** Begin **

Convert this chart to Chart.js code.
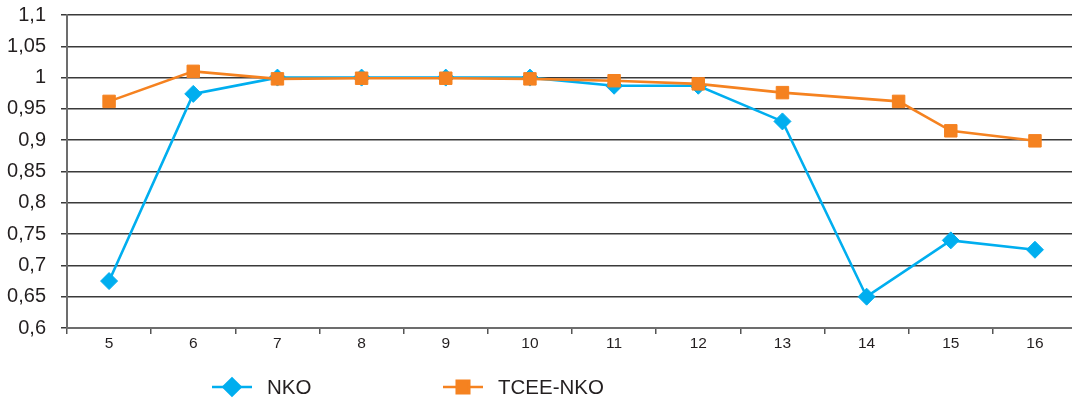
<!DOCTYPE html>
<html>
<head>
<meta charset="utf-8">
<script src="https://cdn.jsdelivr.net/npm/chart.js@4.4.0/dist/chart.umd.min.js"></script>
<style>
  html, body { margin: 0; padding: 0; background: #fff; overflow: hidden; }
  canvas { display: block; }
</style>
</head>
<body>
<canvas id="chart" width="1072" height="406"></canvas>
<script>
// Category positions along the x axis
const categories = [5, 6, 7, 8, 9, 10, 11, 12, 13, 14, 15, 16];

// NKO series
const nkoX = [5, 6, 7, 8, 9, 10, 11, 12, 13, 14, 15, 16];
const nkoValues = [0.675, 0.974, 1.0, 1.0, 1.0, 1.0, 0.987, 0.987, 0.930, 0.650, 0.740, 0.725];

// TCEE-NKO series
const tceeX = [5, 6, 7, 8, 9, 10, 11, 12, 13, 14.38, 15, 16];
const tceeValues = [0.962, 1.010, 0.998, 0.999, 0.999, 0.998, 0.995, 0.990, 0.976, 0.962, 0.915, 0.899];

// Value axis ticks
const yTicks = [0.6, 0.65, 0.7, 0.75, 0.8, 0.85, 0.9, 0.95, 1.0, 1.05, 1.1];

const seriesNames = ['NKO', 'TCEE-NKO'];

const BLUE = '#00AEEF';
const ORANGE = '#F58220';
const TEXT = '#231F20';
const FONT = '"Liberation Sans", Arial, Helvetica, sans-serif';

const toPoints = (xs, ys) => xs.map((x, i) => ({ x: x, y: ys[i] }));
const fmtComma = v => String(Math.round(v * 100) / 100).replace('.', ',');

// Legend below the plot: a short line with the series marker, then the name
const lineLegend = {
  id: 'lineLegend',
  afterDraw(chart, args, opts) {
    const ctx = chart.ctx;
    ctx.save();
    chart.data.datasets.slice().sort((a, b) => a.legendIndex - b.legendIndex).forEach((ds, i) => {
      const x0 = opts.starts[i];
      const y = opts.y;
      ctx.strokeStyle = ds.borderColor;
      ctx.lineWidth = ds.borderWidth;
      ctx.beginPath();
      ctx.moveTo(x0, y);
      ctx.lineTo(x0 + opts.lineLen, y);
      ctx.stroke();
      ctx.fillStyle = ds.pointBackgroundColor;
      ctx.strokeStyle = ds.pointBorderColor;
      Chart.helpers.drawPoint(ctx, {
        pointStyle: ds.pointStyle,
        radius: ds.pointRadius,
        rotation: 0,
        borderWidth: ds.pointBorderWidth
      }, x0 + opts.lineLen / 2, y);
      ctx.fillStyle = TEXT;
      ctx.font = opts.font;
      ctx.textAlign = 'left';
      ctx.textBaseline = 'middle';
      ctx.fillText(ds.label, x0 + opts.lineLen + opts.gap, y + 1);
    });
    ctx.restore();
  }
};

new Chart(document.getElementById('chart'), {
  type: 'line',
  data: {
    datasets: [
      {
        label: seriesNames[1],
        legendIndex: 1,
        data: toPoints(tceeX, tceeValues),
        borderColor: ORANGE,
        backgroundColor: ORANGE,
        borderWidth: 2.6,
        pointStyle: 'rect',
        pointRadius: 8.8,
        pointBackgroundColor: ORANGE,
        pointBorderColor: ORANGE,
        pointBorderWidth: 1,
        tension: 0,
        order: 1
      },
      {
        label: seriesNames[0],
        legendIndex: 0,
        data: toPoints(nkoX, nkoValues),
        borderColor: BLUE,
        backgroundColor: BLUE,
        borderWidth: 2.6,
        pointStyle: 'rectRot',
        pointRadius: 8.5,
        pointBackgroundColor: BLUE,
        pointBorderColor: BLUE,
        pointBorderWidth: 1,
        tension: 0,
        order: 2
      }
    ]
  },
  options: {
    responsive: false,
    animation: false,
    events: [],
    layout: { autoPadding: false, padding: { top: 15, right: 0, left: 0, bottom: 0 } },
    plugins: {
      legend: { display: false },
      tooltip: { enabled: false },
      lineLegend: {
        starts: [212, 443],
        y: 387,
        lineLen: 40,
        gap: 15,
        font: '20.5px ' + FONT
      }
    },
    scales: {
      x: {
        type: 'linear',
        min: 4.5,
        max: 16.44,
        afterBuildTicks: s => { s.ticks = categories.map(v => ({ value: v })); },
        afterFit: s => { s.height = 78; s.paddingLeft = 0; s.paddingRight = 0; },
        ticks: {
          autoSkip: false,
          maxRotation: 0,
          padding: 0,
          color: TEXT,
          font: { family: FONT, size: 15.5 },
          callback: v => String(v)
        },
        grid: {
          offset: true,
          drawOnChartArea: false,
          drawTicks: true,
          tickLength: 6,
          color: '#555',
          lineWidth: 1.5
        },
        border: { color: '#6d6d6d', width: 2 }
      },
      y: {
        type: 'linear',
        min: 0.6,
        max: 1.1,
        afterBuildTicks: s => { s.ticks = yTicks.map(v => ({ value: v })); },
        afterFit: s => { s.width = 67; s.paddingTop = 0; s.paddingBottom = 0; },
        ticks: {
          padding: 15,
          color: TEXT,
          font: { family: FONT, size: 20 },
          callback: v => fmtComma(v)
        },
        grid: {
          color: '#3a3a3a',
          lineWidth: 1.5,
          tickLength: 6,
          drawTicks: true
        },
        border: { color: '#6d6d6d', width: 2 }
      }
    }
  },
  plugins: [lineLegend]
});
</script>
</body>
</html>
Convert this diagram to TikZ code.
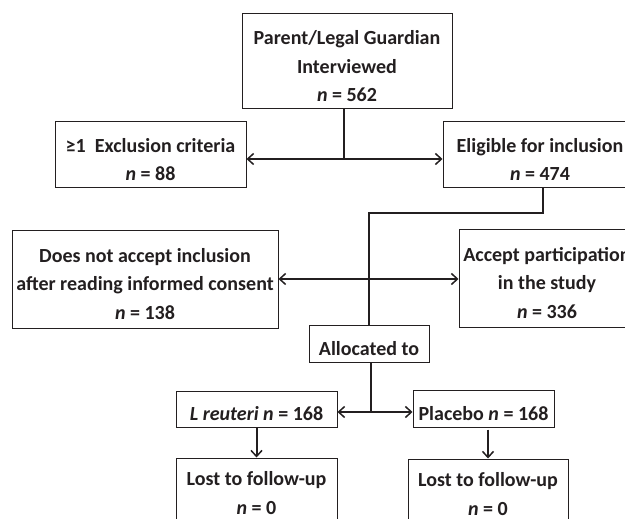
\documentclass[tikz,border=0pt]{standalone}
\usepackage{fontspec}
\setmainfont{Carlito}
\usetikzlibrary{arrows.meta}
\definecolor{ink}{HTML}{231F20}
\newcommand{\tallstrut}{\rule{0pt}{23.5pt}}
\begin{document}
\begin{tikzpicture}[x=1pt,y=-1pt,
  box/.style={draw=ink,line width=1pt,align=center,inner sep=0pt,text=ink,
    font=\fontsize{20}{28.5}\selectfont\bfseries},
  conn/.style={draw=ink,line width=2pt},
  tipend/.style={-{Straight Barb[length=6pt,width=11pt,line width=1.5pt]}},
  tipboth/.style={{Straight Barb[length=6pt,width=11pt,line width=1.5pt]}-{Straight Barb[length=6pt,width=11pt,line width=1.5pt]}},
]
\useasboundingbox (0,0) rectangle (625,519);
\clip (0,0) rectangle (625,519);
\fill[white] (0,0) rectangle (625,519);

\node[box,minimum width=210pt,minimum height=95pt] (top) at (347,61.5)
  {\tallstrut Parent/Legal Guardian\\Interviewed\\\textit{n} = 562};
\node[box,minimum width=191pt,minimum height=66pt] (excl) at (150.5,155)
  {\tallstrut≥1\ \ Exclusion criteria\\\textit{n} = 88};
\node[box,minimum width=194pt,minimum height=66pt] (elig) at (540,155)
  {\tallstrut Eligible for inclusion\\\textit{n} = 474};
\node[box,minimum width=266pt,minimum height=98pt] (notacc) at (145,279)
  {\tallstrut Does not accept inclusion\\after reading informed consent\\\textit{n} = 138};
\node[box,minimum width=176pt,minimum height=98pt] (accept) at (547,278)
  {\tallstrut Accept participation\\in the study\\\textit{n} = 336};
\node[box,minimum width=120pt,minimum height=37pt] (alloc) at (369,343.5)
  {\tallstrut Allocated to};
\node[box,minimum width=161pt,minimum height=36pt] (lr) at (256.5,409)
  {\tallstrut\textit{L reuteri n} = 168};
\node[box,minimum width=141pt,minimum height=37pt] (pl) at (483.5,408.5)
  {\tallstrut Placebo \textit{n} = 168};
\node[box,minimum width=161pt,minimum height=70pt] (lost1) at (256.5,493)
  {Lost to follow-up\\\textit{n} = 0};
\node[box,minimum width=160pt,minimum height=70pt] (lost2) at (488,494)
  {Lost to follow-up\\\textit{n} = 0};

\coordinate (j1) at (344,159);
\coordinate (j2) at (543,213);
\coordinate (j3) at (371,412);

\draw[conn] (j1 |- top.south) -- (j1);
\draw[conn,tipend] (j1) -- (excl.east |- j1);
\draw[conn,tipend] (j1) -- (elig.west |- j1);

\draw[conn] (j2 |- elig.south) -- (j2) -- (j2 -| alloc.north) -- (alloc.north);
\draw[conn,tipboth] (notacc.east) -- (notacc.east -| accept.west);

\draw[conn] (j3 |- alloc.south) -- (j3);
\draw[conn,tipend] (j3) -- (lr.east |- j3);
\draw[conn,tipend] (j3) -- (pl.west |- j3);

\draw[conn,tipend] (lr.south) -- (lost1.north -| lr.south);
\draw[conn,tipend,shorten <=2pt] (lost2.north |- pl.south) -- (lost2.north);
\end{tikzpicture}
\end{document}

** End **

### Problem requirements:
Can the lines from the start of the records through the line with "0.650, 0.740, 0.725];" be given again exactly, with the pictures left out?

### Exercise answer:
Convert this chart to Chart.js code.
<!DOCTYPE html>
<html>
<head>
<meta charset="utf-8">
<script src="https://cdn.jsdelivr.net/npm/chart.js@4.4.0/dist/chart.umd.min.js"></script>
<style>
  html, body { margin: 0; padding: 0; background: #fff; overflow: hidden; }
  canvas { display: block; }
</style>
</head>
<body>
<canvas id="chart" width="1072" height="406"></canvas>
<script>
// Category positions along the x axis
const categories = [5, 6, 7, 8, 9, 10, 11, 12, 13, 14, 15, 16];

// NKO series
const nkoX = [5, 6, 7, 8, 9, 10, 11, 12, 13, 14, 15, 16];
const nkoValues = [0.675, 0.974, 1.0, 1.0, 1.0, 1.0, 0.987, 0.987, 0.930, 0.650, 0.740, 0.725];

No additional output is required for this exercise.